◆ **AIM**
Tally up the lines carrying the string "diagram" and respond with only the resulting number.

━━━━━━━━

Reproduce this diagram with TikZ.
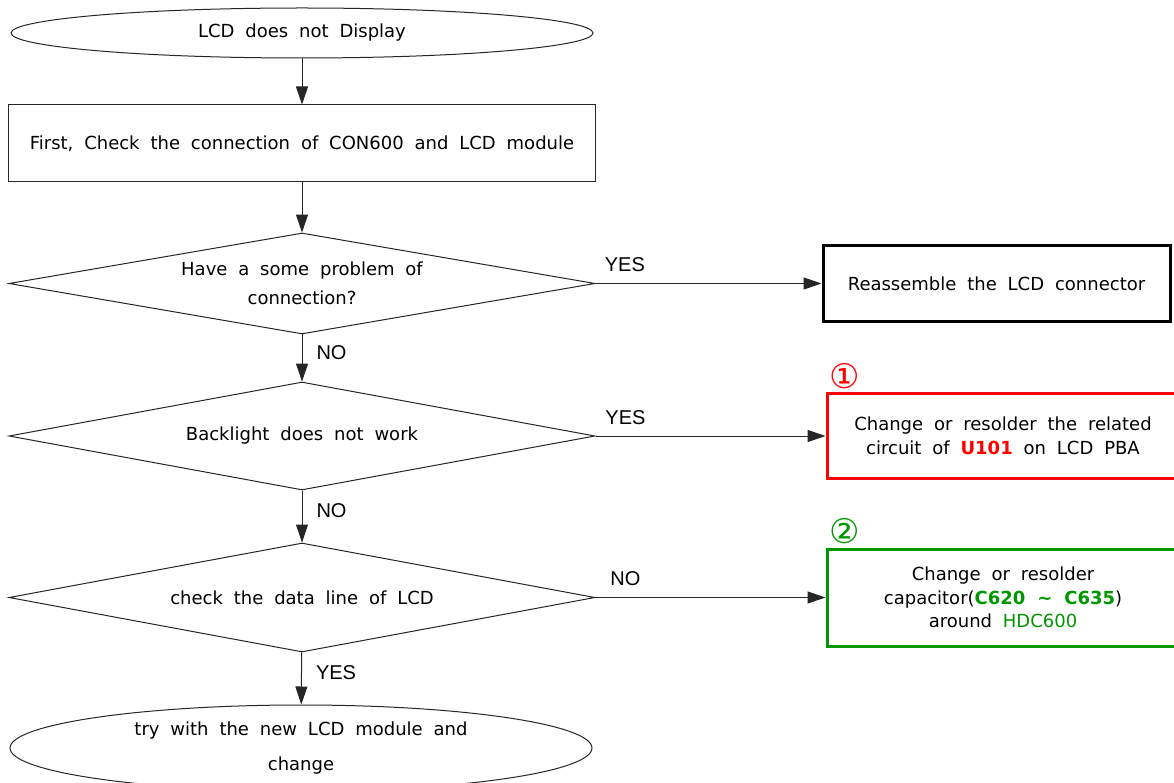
\documentclass[tikz,border=0pt]{standalone}
\usepackage{fontspec}
\setmainfont{DejaVu Sans}[WordSpace=1.9]
\newfontfamily\lblfont{Liberation Sans}
\usetikzlibrary{shapes.geometric,arrows.meta}
\definecolor{fixred}{RGB}{255,0,0}
\definecolor{fixgreen}{RGB}{0,150,0}

\begin{document}
\begin{tikzpicture}[x=1pt,y=-1pt,
        every node/.style={font=\fontsize{18}{23.5}\selectfont, align=center, inner sep=0pt},
        flow/.style={draw=black!85, line width=1pt},
        ask/.style={flow, diamond, aspect=5.6, minimum width=586pt, minimum height=#1},
        arr/.style={flow, -{Triangle[length=18pt,width=12pt]}},
        lbl/.style={font=\lblfont\fontsize{20}{24}\selectfont},
        fix/.style={draw, line width=3pt, minimum width=352pt, minimum height=#1},
        num/.style={font=\fontsize{34}{36}\selectfont}]
        \useasboundingbox (0,0) rectangle (1174,783);
        \clip (0,0) rectangle (1174,783);
        % left column
        \node[flow, ellipse, minimum width=582pt, minimum height=50pt] (start) at (302,33) {LCD does not Display};
        \node[flow, minimum width=587pt, minimum height=77pt] (check) at (302,143.5) {First, Check the connection of CON600 and LCD module};
        \node[ask=101pt] (q1) at (302,283.5) {Have a some problem of\\[5pt]connection?};
        \node[ask=108pt] (q2) at (302,436) {Backlight does not work};
        \node[ask=109pt] (q3) at (302,597.5) {check the data line of LCD};
        \node[flow, ellipse, minimum width=582pt, minimum height=86pt] (stop) at (301,748) {try with the new LCD module and\\[12pt]change};
        % right column
        \node[fix=76pt, minimum width=347pt, draw=black] (reassemble) at (996.5,283.5) {Reassemble the LCD connector};
        \node[fix=85pt, draw=fixred] (fix1) at (1003,436) {Change or resolder the related\\circuit of \textcolor{fixred}{\textbf{U101}} on LCD PBA};
        \node[fix=97pt, draw=fixgreen] (fix2) at (1003,597.5) {Change or resolder\\capacitor(\textcolor{fixgreen}{\textbf{C620 \textasciitilde{} C635}})\\around \textcolor{fixgreen}{HDC600}};
        \node[num, text=fixred] (n1) at (845,376) {①};
        \node[num, text=fixgreen] (n2) at (845,531) {②};
        % connectors
        \draw[arr] (start) -- (check);
        \draw[arr] (check) -- (q1);
        \foreach \a/\b/\l in {q1/q2/NO,q2/q3/NO,q3/stop/YES} {
            \draw[arr] (\a) -- node[lbl, right=14pt, pos=0.38] {\l} (\b);
        }
        \foreach \a/\b/\l in {q1/reassemble/YES,q2/fix1/YES,q3/fix2/NO} {
            \draw[arr] (\a) -- node[lbl, above=11pt, pos=0.13] {\l} (\b);
        }
\end{tikzpicture}
\end{document}
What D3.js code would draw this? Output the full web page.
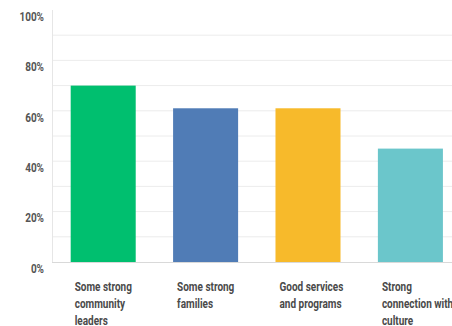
<!DOCTYPE html>
<html><head><meta charset="utf-8">
<script src="https://cdn.jsdelivr.net/npm/d3@7"></script>
<style>body{margin:0;background:#fff}svg{display:block}</style>
</head><body><svg id="c" width="452" height="326"></svg>
<script>
const categories = [["Some strong","community","leaders"],["Some strong","families"],["Good services","and programs"],["Strong","connection with","culture"]];
const values = [70, 61, 61, 45];
const colors = ["#00BF6F","#507CB6","#F7BA2B","#6BC6CB"];
const yTicks = [0,20,40,60,80,100];
const gridTicks = [10,20,30,40,50,60,70,80,90];

const svg = d3.select("#c");
const x0 = 52, yTop = 10, yBot = 262;
const x = d3.scaleBand().domain(d3.range(values.length)).range([x0, x0 + 4*102.4]).paddingInner(0.365).paddingOuter(0.1825);
const y = d3.scaleLinear().domain([0,100]).range([yBot, yTop]);

svg.append("g").selectAll("line").data(gridTicks).join("line")
  .attr("x1", x0).attr("x2", 452).attr("y1", d=>y(d)).attr("y2", d=>y(d))
  .attr("stroke", "#ececec").attr("stroke-width", 1);

svg.append("line").attr("x1", x0+0.5).attr("x2", x0+0.5).attr("y1", yTop).attr("y2", yBot)
  .attr("stroke", "#e6e6e6");
svg.append("line").attr("x1", x0).attr("x2", 452).attr("y1", yBot+0.5).attr("y2", yBot+0.5)
  .attr("stroke", "#d9d9d9");

svg.append("g").selectAll("rect").data(values).join("rect")
  .attr("x", (d,i)=>x(i)).attr("width", x.bandwidth())
  .attr("y", d=>y(d)).attr("height", d=>yBot - y(d))
  .attr("fill", (d,i)=>colors[i]);

const font = "'Roboto', sans-serif";
svg.append("g").selectAll("text").data(yTicks).join("text")
  .attr("transform", d=>`translate(44,${y(d)+6.5}) scale(0.8,1)`).attr("dy","0.35em")
  .attr("text-anchor","end").attr("font-family", font).attr("font-weight","bold")
  .attr("font-size", 12.5).attr("fill","#555")
  .text(d=>d+"%");

const lab = svg.append("g").selectAll("text").data(categories).join("text")
  .attr("transform", (d,i)=>`translate(${x(i)+4},287) scale(0.8,1)`)
  .attr("font-family", font).attr("font-weight","bold").attr("font-size", 12.5).attr("fill","#4a4a4a");
lab.selectAll("tspan").data(d=>d).join("tspan")
  .attr("x", 0)
  .attr("dy", (d,i)=> i===0 ? "0.35em" : "17px")
  .text(d=>d);
</script></body></html>
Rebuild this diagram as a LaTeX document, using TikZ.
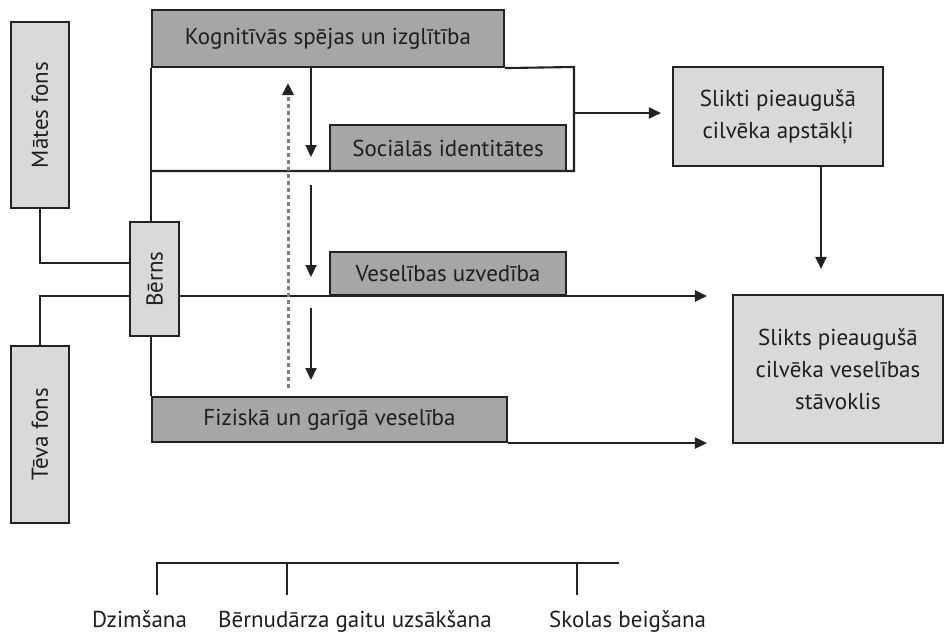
\documentclass[tikz,border=0pt]{standalone}
\usepackage{fontspec}
\setmainfont{PT Sans}
\usetikzlibrary{arrows.meta}
\definecolor{darkfill}{HTML}{A6A6A6}
\definecolor{lightfill}{HTML}{D9D9D9}
\definecolor{edge}{HTML}{222222}
\definecolor{txt}{HTML}{1E1E1E}
\definecolor{dashc}{HTML}{7E7E7E}
\begin{document}
\begin{tikzpicture}[x=1pt,y=-1pt,
  every node/.style={font=\fontsize{23}{32}\selectfont, text=txt},
  darkbox/.style={draw=edge, line width=2.1pt, fill=darkfill, inner sep=0pt},
  lightbox/.style={draw=edge, line width=2.1pt, fill=lightfill, inner sep=0pt, align=center},
  conn/.style={draw=edge, line width=2.1pt},
  arr/.style={conn, -{Triangle[length=12pt,width=11pt]}},
  dasharr/.style={draw=dashc, line width=3pt, dash pattern=on 4.5pt off 2.5pt, -{Triangle[length=12pt,width=11pt,fill=edge,color=edge]}}
]
\useasboundingbox (0,0) rectangle (945,634);
% boxes
\node[lightbox, minimum width=58pt, minimum height=186pt] (mates) at (40,115) {};
\node[rotate=90] (matesT) at (mates.center) {Mātes fons};
\node[lightbox, minimum width=58pt, minimum height=177pt] (teva) at (40,434.5) {};
\node[rotate=90] (tevaT) at (teva.center) {Tēva fons};
\node[lightbox, minimum width=49pt, minimum height=114pt] (bern) at (154.5,279) {};
\node[rotate=90] (bernT) at (bern.center) {Bērns};
\node[darkbox, minimum width=352pt, minimum height=57pt] (kog) at (328,38.5) {Kognitīvās spējas un izglītība};
\node[darkbox, minimum width=236pt, minimum height=46pt] (soc) at (448,148) {Sociālās identitātes};
\node[darkbox, minimum width=236pt, minimum height=43pt] (ves) at (448,273.5) {Veselības uzvedība};
\node[darkbox, minimum width=355pt, minimum height=45pt] (fiz) at (329.5,419.5) {Fiziskā un garīgā veselība};
\node[lightbox, minimum width=210pt, minimum height=99pt] (slikti) at (778,116.5) {Slikti pieaugušā\\cilvēka apstākļi};
\node[lightbox, minimum width=210pt, minimum height=148pt] (slikts) at (838,369) {Slikts pieaugušā\\cilvēka veselības\\stāvoklis};
% helper coordinates
\coordinate (wr1) at (574,67);
\coordinate (wr2) at (574,171);
\coordinate (wl) at (152,171);
\coordinate (wmid) at (574,113);
\coordinate (sd) at (821,0);
\coordinate (by) at (0,296);
\coordinate (my) at (0,263);
\coordinate (a1s) at (311,67);
\coordinate (a1e) at (311,157);
\coordinate (a2s) at (311,185);
\coordinate (a2e) at (311,277);
\coordinate (a3s) at (311,308);
\coordinate (a3e) at (311,380);
\coordinate (ds) at (288,388);
\coordinate (de) at (288,83);
% connectors
\draw[conn] (kog.south west) -- (kog.south west |- bern.north);
\draw[conn] (fiz.north west) -- (fiz.north west |- bern.south);
\draw[conn] (kog.south east) -- (wr1) -- (wr2) -- (wl);
\draw[arr, shorten >=11pt] (wmid) -- (wmid -| slikti.west);
\draw[arr, shorten >=25pt] (slikti.south -| sd) -- (slikts.north -| sd);
\draw[arr, shorten >=25pt] (bern.east |- by) -- (slikts.west |- by);
\draw[arr, shorten >=25pt] (fiz.south east) -- (fiz.south east -| slikts.west);
\draw[conn] (mates.south) -- (mates.south |- my) -- (bern.west |- my);
\draw[conn] (teva.north) -- (teva.north |- by) -- (bern.west |- by);
\draw[arr] (a1s) -- (a1e);
\draw[arr] (a2s) -- (a2e);
\draw[arr] (a3s) -- (a3e);
\draw[dasharr] (ds) -- (de);
% timeline
\coordinate (t0) at (157,563);
\coordinate (t1) at (287,563);
\coordinate (t2) at (577,563);
\coordinate (tend) at (619,563);
\draw[conn] (t0 |- 0,595) -- (t0) -- (tend);
\draw[conn] (t1) -- (t1 |- 0,595);
\draw[conn] (t2) -- (t2 |- 0,595);
\node[anchor=base west, inner sep=0pt] (l0) at (92,627) {Dzimšana};
\node[anchor=base west, inner sep=0pt] (l1) at (218,627) {Bērnudārza gaitu uzsākšana};
\node[anchor=base west, inner sep=0pt] (l2) at (549,627) {Skolas beigšana};
\end{tikzpicture}
\end{document}
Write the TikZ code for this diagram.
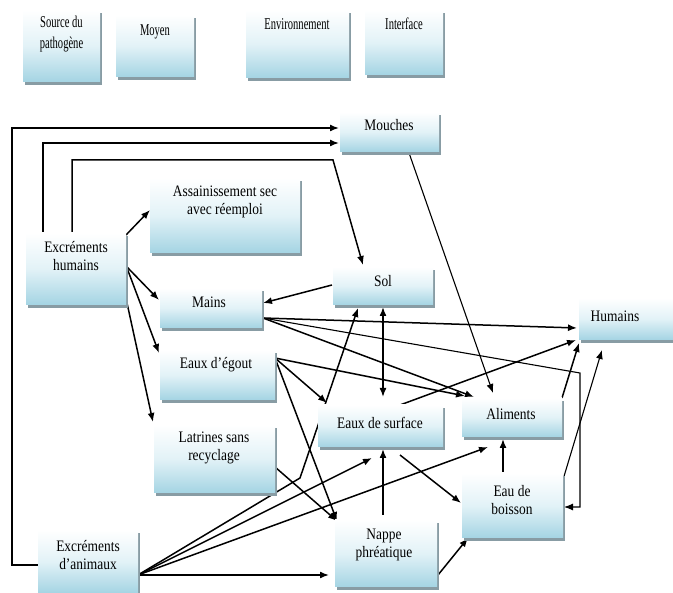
\documentclass[tikz,border=0pt]{standalone}
\usepackage{fontspec}
\newfontfamily\bxfont{Liberation Serif}[FakeStretch=0.84]
\newfontfamily\hdfont{Liberation Serif}[FakeStretch=0.64]
\usetikzlibrary{arrows.meta,shadows,backgrounds}
\definecolor{boxblue}{RGB}{164,212,227}
\definecolor{boxmid}{RGB}{226,242,247}
\definecolor{shc}{RGB}{136,156,164}
\tikzset{
  bx/.style={anchor=north west, inner sep=0pt, outer sep=0pt,
    top color=white, bottom color=boxblue, middle color=boxmid,
    drop shadow={shadow xshift=1.5pt, shadow yshift=-3pt, fill=shc, opacity=1}},
  lbl/.style={font=\bxfont\fontsize{16}{18.5}\selectfont, align=center, inner sep=0pt},
  hd/.style={font=\hdfont\fontsize{16.5}{21}\selectfont, align=center, inner sep=0pt},
  ar/.style={line width=1.5pt, -{Latex[length=9pt,width=7pt]}},
  tn/.style={line width=1.1pt, -{Latex[length=9pt,width=7pt]}},
  dar/.style={line width=1.5pt, {Latex[length=9pt,width=7pt]}-{Latex[length=9pt,width=7pt]}},
}
\newcommand\mkbox[9]{%
  \expandafter\gdef\csname bxX#1\endcsname{#2}%
  \expandafter\gdef\csname bxY#1\endcsname{#3}%
  \node[bx, minimum width=#4pt, minimum height=#5pt] (#1) at (#2,#3) {};
  \node[#8] (#1t) at (#6,#7) {#9};
}
\newcommand\pt[3]{([shift={(#2-\csname bxX#1\endcsname,#3-\csname bxY#1\endcsname)}]#1.north west)}
\begin{document}
\begin{tikzpicture}[x=1pt,y=-1pt]
\useasboundingbox (0,0) rectangle (673,593);
% header row
\mkbox{src}{23}{10}{77}{72}{61.5}{34.5}{hd}{Source du\\pathogène}
\mkbox{moy}{116}{15}{78}{62}{155}{32}{hd}{Moyen}
\mkbox{env}{246}{10}{103}{68}{297}{24}{hd}{Environnement}
\mkbox{itf}{365}{10}{78}{65}{404}{24}{hd}{Interface}
% main boxes
\mkbox{mou}{340}{112}{99}{40}{389}{125}{lbl}{Mouches}
\mkbox{sol}{333}{267}{100}{38}{383}{281}{lbl}{Sol}
\mkbox{hum}{579}{298}{94}{42}{615}{316}{lbl}{Humains}
\mkbox{ass}{150}{178}{150}{75}{225}{202}{lbl}{Assainissement sec\\avec réemploi}
\mkbox{exh}{26}{233}{100}{72}{76}{256}{lbl}{Excréments\\humains}
\mkbox{mai}{160}{288}{102}{40}{209}{302}{lbl}{Mains}
\mkbox{ego}{160}{350}{115}{50}{216}{365}{lbl}{Eaux d’égout}
\mkbox{lat}{154}{425}{121}{68}{214}{448}{lbl}{Latrines sans\\recyclage}
\mkbox{exa}{38}{530}{100}{63}{88}{555}{lbl}{Excréments\\d’animaux}
\mkbox{esu}{318}{405}{125}{42}{380}{423}{lbl}{Eaux de surface}
\mkbox{ali}{462}{398}{100}{39}{511}{414}{lbl}{Aliments}
\mkbox{eab}{462}{473}{101}{65}{512}{500}{lbl}{Eau de\\boisson}
\mkbox{nap}{335}{520}{102}{67}{384}{545}{lbl}{Nappe\\phréatique}
% bend points
\coordinate (c1) at (12,565);
\coordinate (c2) at (12,128);
\coordinate (c3) at (43,143);
\coordinate (c4) at (72,160);
\coordinate (c5) at (333,160);
\coordinate (c6) at (580,373);
\coordinate (c7) at (580,507);
\coordinate (c8) at (300,478);
\begin{pgfonlayer}{background}
\fill[white] (0,0) rectangle (673,593);
\draw[ar] \pt{exa}{38}{565} -- (c1) -- (c2) -- \pt{mou}{339}{128};
\draw[ar] \pt{exh}{43}{233} -- (c3) -- \pt{mou}{339}{143};
\draw[ar] \pt{exh}{72}{233} -- (c4) -- (c5) -- \pt{sol}{363}{265};
\draw[ar] \pt{exh}{126}{235} -- \pt{ass}{150}{210};
\draw[ar] \pt{exh}{127}{267} -- \pt{mai}{159}{300};
\draw[ar] \pt{exh}{127}{268} -- \pt{ego}{159}{353};
\draw[ar] \pt{exh}{127}{303} -- \pt{lat}{153}{422};
\draw[ar] \pt{sol}{332}{285} -- \pt{mai}{263}{303};
\draw[ar] \pt{mai}{263}{318} -- \pt{hum}{577}{328};
\draw[tn] \pt{mai}{263}{318} -- (c6) -- (c7) -- \pt{eab}{564}{507};
\draw[ar] \pt{mai}{263}{318} -- \pt{ali}{474}{397};
\draw[ar] \pt{ego}{275}{358} -- \pt{esu}{327}{403};
\draw[ar] \pt{ego}{275}{358} -- \pt{ali}{465}{396};
\draw[ar] \pt{ego}{275}{358} -- \pt{nap}{337}{521};
\draw[ar] \pt{lat}{275}{467} -- \pt{nap}{337}{521};
\draw[ar] \pt{exa}{138}{575} -- (c8) -- \pt{sol}{358}{308};
\draw[ar] \pt{exa}{138}{575} -- \pt{esu}{372}{458};
\draw[ar] \pt{exa}{138}{575} -- \pt{ali}{488}{447};
\draw[ar] \pt{exa}{138}{575} -- \pt{nap}{329}{575};
\draw[dar] \pt{sol}{383}{307} -- \pt{esu}{383}{397};
\draw[ar] \pt{esu}{400}{405} -- \pt{hum}{576}{340};
\draw[ar] \pt{esu}{400}{455} -- \pt{eab}{461}{503};
\draw[ar] \pt{nap}{383}{515} -- \pt{esu}{383}{449};
\draw[ar] \pt{nap}{438}{575} -- \pt{eab}{468}{538};
\draw[ar] \pt{eab}{503}{472} -- \pt{ali}{503}{439};
\draw[tn] \pt{eab}{562}{483} -- \pt{hum}{602}{350};
\draw[ar] \pt{ali}{562}{398} -- \pt{hum}{579}{343};
\draw[tn] \pt{mou}{408}{150} -- \pt{ali}{493}{393};
\end{pgfonlayer}
\end{tikzpicture}
\end{document}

━━━━━━━━

◆ **RESULT**
3